| THE RECORDS |
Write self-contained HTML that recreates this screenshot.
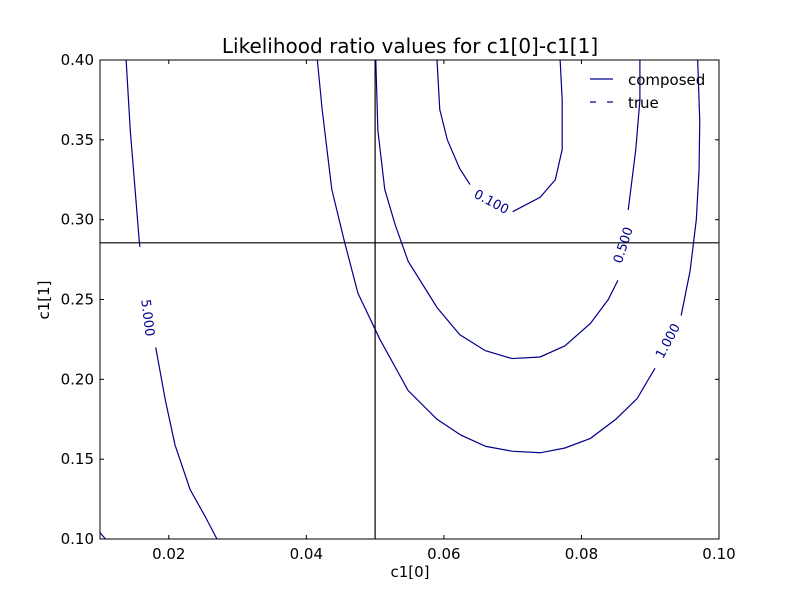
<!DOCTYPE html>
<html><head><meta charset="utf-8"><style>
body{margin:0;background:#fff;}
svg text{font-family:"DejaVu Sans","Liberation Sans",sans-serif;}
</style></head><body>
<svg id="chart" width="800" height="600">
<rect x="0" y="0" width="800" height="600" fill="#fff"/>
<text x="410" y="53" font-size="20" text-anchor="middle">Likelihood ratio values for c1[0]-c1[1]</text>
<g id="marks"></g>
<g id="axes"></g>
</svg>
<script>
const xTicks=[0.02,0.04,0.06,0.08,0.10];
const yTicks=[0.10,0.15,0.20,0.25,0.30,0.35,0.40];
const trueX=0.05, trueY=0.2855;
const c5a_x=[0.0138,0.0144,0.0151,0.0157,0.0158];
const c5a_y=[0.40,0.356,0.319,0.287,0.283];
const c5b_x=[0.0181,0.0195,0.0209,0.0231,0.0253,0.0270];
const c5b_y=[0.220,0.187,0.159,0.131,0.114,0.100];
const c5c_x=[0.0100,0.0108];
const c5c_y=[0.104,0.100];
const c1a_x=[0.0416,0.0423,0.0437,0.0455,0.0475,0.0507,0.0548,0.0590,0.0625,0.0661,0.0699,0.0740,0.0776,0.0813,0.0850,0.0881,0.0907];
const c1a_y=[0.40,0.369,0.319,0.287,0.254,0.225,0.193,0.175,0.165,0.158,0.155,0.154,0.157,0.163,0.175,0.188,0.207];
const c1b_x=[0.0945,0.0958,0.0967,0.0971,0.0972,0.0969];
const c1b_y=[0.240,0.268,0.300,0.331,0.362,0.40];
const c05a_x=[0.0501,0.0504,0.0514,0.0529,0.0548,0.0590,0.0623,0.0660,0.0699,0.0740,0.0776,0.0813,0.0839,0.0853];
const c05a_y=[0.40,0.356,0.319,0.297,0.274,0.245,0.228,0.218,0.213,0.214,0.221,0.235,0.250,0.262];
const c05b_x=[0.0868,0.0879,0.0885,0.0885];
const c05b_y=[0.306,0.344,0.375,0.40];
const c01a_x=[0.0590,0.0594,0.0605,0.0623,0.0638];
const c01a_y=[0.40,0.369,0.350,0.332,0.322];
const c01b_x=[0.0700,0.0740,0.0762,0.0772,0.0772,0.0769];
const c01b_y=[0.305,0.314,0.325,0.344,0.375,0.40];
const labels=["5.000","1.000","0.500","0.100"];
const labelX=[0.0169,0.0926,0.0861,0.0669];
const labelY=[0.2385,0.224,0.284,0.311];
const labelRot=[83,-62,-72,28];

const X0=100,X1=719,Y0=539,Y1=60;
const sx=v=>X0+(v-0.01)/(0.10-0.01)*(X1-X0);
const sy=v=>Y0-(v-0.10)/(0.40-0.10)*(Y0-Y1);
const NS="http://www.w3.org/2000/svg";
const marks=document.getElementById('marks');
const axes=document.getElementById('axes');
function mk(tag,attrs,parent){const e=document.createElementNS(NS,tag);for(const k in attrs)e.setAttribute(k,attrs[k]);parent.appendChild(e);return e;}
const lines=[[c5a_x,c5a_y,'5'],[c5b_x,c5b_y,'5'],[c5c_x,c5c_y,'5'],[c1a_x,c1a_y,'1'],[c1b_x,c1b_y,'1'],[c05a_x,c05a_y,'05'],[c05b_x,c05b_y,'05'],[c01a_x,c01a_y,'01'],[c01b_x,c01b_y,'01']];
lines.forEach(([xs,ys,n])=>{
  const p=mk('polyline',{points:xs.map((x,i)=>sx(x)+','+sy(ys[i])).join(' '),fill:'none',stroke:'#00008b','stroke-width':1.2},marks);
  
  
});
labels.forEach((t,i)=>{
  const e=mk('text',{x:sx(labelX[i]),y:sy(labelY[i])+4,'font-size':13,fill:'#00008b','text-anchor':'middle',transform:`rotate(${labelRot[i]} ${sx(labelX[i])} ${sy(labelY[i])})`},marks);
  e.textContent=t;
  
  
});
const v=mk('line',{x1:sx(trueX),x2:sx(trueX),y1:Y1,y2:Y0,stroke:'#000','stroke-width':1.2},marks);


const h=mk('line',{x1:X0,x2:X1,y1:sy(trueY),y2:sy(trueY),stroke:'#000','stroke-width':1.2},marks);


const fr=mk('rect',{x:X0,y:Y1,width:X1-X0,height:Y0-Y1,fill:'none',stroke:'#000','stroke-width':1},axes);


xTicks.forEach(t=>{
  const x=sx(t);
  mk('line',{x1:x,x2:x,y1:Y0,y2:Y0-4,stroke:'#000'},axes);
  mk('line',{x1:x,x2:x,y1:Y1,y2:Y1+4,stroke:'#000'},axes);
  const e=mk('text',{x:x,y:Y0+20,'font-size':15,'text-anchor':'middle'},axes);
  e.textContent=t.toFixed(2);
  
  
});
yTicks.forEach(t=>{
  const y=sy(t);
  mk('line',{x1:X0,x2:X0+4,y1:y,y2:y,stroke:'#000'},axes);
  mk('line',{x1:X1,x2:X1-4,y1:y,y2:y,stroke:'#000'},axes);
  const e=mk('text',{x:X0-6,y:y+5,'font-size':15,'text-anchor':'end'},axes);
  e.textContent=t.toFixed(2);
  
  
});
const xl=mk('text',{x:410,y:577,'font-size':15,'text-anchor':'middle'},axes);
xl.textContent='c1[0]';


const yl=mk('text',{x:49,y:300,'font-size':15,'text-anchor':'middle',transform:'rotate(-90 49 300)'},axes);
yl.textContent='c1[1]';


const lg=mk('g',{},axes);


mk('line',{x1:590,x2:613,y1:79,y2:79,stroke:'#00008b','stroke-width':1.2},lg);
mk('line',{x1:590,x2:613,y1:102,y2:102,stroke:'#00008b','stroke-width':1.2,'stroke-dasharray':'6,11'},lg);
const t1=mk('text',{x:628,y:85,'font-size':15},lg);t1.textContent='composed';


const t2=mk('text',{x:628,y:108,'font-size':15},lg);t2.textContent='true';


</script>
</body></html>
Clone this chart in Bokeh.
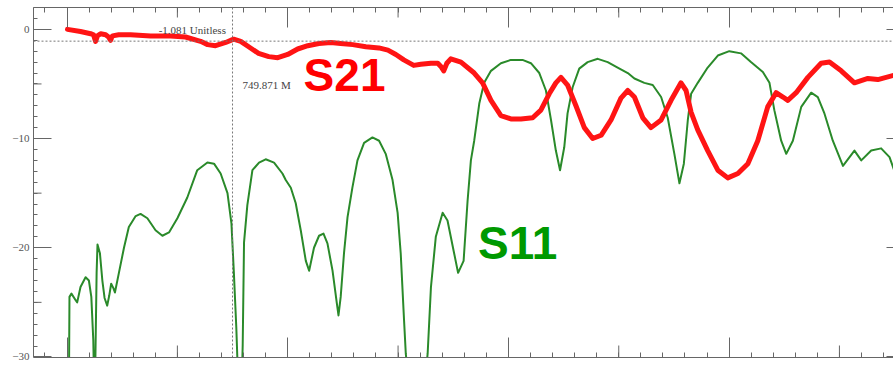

| EXERCISE |
From start to finish, output the listing exactly, but omit its pictures.

| RESULT OF THE TASK |
Write self-contained HTML that recreates this screenshot.
<!DOCTYPE html>
<html><head><meta charset="utf-8"><style>
body{margin:0;background:#fff;}
svg text{font-family:"DejaVu Sans","Liberation Sans",sans-serif;}
</style></head><body>
<svg id="chart" width="800" height="600">
<rect x="0" y="0" width="800" height="600" fill="#fff"/>
<text x="410" y="53" font-size="20" text-anchor="middle">Likelihood ratio values for c1[0]-c1[1]</text>
<g id="marks"></g>
<g id="axes"></g>
</svg>
<script>
const xTicks=[0.02,0.04,0.06,0.08,0.10];
const yTicks=[0.10,0.15,0.20,0.25,0.30,0.35,0.40];
const trueX=0.05, trueY=0.2855;
const c5a_x=[0.0138,0.0144,0.0151,0.0157,0.0158];
const c5a_y=[0.40,0.356,0.319,0.287,0.283];
const c5b_x=[0.0181,0.0195,0.0209,0.0231,0.0253,0.0270];
const c5b_y=[0.220,0.187,0.159,0.131,0.114,0.100];
const c5c_x=[0.0100,0.0108];
const c5c_y=[0.104,0.100];
const c1a_x=[0.0416,0.0423,0.0437,0.0455,0.0475,0.0507,0.0548,0.0590,0.0625,0.0661,0.0699,0.0740,0.0776,0.0813,0.0850,0.0881,0.0907];
const c1a_y=[0.40,0.369,0.319,0.287,0.254,0.225,0.193,0.175,0.165,0.158,0.155,0.154,0.157,0.163,0.175,0.188,0.207];
const c1b_x=[0.0945,0.0958,0.0967,0.0971,0.0972,0.0969];
const c1b_y=[0.240,0.268,0.300,0.331,0.362,0.40];
const c05a_x=[0.0501,0.0504,0.0514,0.0529,0.0548,0.0590,0.0623,0.0660,0.0699,0.0740,0.0776,0.0813,0.0839,0.0853];
const c05a_y=[0.40,0.356,0.319,0.297,0.274,0.245,0.228,0.218,0.213,0.214,0.221,0.235,0.250,0.262];
const c05b_x=[0.0868,0.0879,0.0885,0.0885];
const c05b_y=[0.306,0.344,0.375,0.40];
const c01a_x=[0.0590,0.0594,0.0605,0.0623,0.0638];
const c01a_y=[0.40,0.369,0.350,0.332,0.322];
const c01b_x=[0.0700,0.0740,0.0762,0.0772,0.0772,0.0769];
const c01b_y=[0.305,0.314,0.325,0.344,0.375,0.40];
const labels=["5.000","1.000","0.500","0.100"];
const labelX=[0.0169,0.0926,0.0861,0.0669];
const labelY=[0.2385,0.224,0.284,0.311];
const labelRot=[83,-62,-72,28];

const X0=100,X1=719,Y0=539,Y1=60;
const sx=v=>X0+(v-0.01)/(0.10-0.01)*(X1-X0);
const sy=v=>Y0-(v-0.10)/(0.40-0.10)*(Y0-Y1);
const NS="http://www.w3.org/2000/svg";
const marks=document.getElementById('marks');
const axes=document.getElementById('axes');
function mk(tag,attrs,parent){const e=document.createElementNS(NS,tag);for(const k in attrs)e.setAttribute(k,attrs[k]);parent.appendChild(e);return e;}
const lines=[[c5a_x,c5a_y,'5'],[c5b_x,c5b_y,'5'],[c5c_x,c5c_y,'5'],[c1a_x,c1a_y,'1'],[c1b_x,c1b_y,'1'],[c05a_x,c05a_y,'05'],[c05b_x,c05b_y,'05'],[c01a_x,c01a_y,'01'],[c01b_x,c01b_y,'01']];
lines.forEach(([xs,ys,n])=>{
  const p=mk('polyline',{points:xs.map((x,i)=>sx(x)+','+sy(ys[i])).join(' '),fill:'none',stroke:'#00008b','stroke-width':1.2},marks);
  
  
});
labels.forEach((t,i)=>{
  const e=mk('text',{x:sx(labelX[i]),y:sy(labelY[i])+4,'font-size':13,fill:'#00008b','text-anchor':'middle',transform:`rotate(${labelRot[i]} ${sx(labelX[i])} ${sy(labelY[i])})`},marks);
  e.textContent=t;
  
  
});
const v=mk('line',{x1:sx(trueX),x2:sx(trueX),y1:Y1,y2:Y0,stroke:'#000','stroke-width':1.2},marks);


const h=mk('line',{x1:X0,x2:X1,y1:sy(trueY),y2:sy(trueY),stroke:'#000','stroke-width':1.2},marks);


const fr=mk('rect',{x:X0,y:Y1,width:X1-X0,height:Y0-Y1,fill:'none',stroke:'#000','stroke-width':1},axes);


xTicks.forEach(t=>{
  const x=sx(t);
  mk('line',{x1:x,x2:x,y1:Y0,y2:Y0-4,stroke:'#000'},axes);
  mk('line',{x1:x,x2:x,y1:Y1,y2:Y1+4,stroke:'#000'},axes);
  const e=mk('text',{x:x,y:Y0+20,'font-size':15,'text-anchor':'middle'},axes);
  e.textContent=t.toFixed(2);
  
  
});
yTicks.forEach(t=>{
  const y=sy(t);
  mk('line',{x1:X0,x2:X0+4,y1:y,y2:y,stroke:'#000'},axes);
  mk('line',{x1:X1,x2:X1-4,y1:y,y2:y,stroke:'#000'},axes);
  const e=mk('text',{x:X0-6,y:y+5,'font-size':15,'text-anchor':'end'},axes);
  e.textContent=t.toFixed(2);
  
  
});
const xl=mk('text',{x:410,y:577,'font-size':15,'text-anchor':'middle'},axes);
xl.textContent='c1[0]';


const yl=mk('text',{x:49,y:300,'font-size':15,'text-anchor':'middle',transform:'rotate(-90 49 300)'},axes);
yl.textContent='c1[1]';


const lg=mk('g',{},axes);


mk('line',{x1:590,x2:613,y1:79,y2:79,stroke:'#00008b','stroke-width':1.2},lg);
mk('line',{x1:590,x2:613,y1:102,y2:102,stroke:'#00008b','stroke-width':1.2,'stroke-dasharray':'6,11'},lg);
const t1=mk('text',{x:628,y:85,'font-size':15},lg);t1.textContent='composed';


const t2=mk('text',{x:628,y:108,'font-size':15},lg);t2.textContent='true';


</script>
</body></html>
Clone this chart in Bokeh.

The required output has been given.